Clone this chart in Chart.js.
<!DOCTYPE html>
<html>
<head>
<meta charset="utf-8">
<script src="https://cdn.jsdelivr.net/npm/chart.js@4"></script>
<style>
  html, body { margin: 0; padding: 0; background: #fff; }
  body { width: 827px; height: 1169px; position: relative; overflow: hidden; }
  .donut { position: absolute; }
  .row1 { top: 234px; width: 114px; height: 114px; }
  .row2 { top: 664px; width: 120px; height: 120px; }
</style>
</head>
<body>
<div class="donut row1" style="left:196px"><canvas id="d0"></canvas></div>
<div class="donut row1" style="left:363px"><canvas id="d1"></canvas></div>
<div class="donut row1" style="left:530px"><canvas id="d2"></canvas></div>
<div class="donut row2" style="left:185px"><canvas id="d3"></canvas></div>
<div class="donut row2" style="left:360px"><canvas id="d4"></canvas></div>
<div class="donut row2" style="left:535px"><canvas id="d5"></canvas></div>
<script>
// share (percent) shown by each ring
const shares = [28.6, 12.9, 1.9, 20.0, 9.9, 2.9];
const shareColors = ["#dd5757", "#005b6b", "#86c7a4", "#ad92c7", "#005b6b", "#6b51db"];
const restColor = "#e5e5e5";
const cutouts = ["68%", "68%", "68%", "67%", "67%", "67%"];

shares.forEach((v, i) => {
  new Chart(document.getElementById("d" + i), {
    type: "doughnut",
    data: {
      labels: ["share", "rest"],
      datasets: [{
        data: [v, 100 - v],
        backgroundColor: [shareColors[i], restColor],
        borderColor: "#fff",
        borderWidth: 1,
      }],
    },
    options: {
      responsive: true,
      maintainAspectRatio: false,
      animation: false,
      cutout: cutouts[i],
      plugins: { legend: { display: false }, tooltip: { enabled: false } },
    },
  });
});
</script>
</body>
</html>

---

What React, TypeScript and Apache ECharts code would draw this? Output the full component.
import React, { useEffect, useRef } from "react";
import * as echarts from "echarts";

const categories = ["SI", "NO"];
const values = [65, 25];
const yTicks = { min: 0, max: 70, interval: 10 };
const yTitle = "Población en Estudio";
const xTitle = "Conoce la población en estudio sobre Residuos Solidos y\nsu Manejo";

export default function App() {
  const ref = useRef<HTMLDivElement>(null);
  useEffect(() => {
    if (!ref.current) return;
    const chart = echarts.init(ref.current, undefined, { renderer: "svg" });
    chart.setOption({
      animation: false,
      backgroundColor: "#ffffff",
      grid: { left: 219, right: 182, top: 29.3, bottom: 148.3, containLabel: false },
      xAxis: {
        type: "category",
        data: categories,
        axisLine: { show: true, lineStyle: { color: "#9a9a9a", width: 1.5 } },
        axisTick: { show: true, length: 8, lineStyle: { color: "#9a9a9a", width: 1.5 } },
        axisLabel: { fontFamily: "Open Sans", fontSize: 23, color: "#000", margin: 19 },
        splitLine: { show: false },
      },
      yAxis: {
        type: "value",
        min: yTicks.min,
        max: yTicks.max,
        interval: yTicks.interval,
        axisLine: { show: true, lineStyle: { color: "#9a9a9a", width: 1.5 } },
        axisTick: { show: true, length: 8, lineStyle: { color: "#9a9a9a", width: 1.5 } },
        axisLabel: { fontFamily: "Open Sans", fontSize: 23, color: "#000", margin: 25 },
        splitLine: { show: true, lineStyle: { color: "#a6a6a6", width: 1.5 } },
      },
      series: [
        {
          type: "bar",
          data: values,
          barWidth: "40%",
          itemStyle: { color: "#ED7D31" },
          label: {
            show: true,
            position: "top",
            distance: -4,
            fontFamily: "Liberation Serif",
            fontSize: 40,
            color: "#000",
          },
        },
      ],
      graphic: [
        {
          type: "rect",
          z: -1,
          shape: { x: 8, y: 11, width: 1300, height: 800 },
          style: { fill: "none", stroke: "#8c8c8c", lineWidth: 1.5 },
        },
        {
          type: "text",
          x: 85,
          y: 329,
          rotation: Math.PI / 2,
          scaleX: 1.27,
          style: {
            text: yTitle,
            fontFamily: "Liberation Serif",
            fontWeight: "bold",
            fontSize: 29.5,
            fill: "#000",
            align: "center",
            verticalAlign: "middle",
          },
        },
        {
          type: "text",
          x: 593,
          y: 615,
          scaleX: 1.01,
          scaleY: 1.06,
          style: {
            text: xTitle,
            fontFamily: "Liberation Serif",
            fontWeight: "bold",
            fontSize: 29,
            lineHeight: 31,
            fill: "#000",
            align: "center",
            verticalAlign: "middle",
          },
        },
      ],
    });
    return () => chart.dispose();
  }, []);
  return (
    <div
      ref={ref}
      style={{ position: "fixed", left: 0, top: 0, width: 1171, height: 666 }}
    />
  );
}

→ Short exercise:
Work through the listing above and report how many lines include the string "React", with no other text.

→ Answer:
2